Romans 4:9-12 makes it clear that the physical operation had nothing to do with Abraham’s eternal salvation. Abraham had believed God and received God’s righteousness before he ever was circumcised (Gen. 15:6). Circumcision was not the means of his salvation but the mark of his separation as a man in covenant relationship with God. The legalistic element in the early church tried to make circumcision and obedience to the law a requirement for salvation for the Gentiles, but this heresy was refuted (Acts 15:1-35). In his Galatian epistle, Paul argues convincingly for salvation by grace alone.
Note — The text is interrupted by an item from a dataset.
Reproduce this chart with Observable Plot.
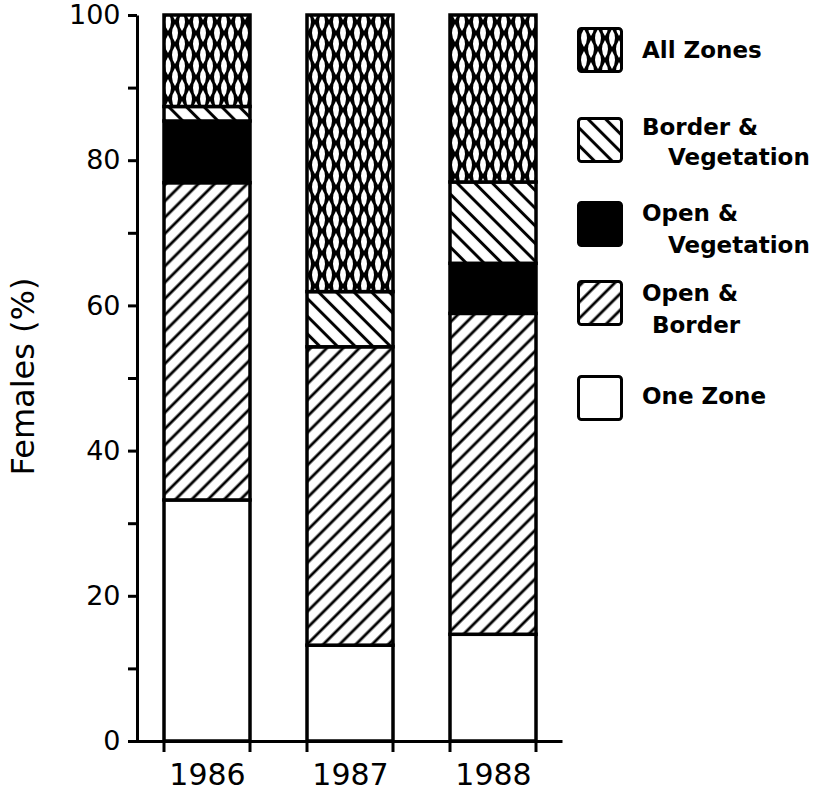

What does all of this mean to Christian believers today? The seal of our salvation is not an external rite but the presence of an internal witness in the person of the Holy Spirit of God (Eph. 1:13; 4:30; Rom. 8:9, 16). We have experienced a “spiritual circumcision” (Col. 2:9-12) that makes us part of the “true circumcision” (Phil. 3:1-3 nasb). When we trusted Christ to save us, the Spirit of God performed “spiritual surgery” that enables us to have victory over the desires of the old nature and the old life. Circumcision removes only a part of the body, but the true “spiritual circumcision” puts off “the body of the sins of the flesh” (Col. 2:11) and deals radically with the sin nature.
This “spiritual circumcision” is accomplished at conversion when the sinner believes in Christ and is baptized by the Spirit into the body of Christ (1 Cor. 12:13). This baptism identifies the believer with Christ in His death, burial, resurrection, and ascension, and also in His circumcision (Col. 2:11-12; Luke 2:21). It is not “the circumcision of Moses” but “the circumcision of Christ” that is important to the Christian believer.
Donald Grey Barnhouse has said, “We have a nature of sin that must be dealt with by the knife.… The thing must be dealt with as a whole, and not piecemeal.” In Christ, we can “walk in the Spirit, and … not fulfil the lust of the flesh” (Gal. 5:16).
Abraham immediately obeyed God and gave every male in his household the mark of the covenant. No doubt when he told them his new name, he also explained what this ritual meant.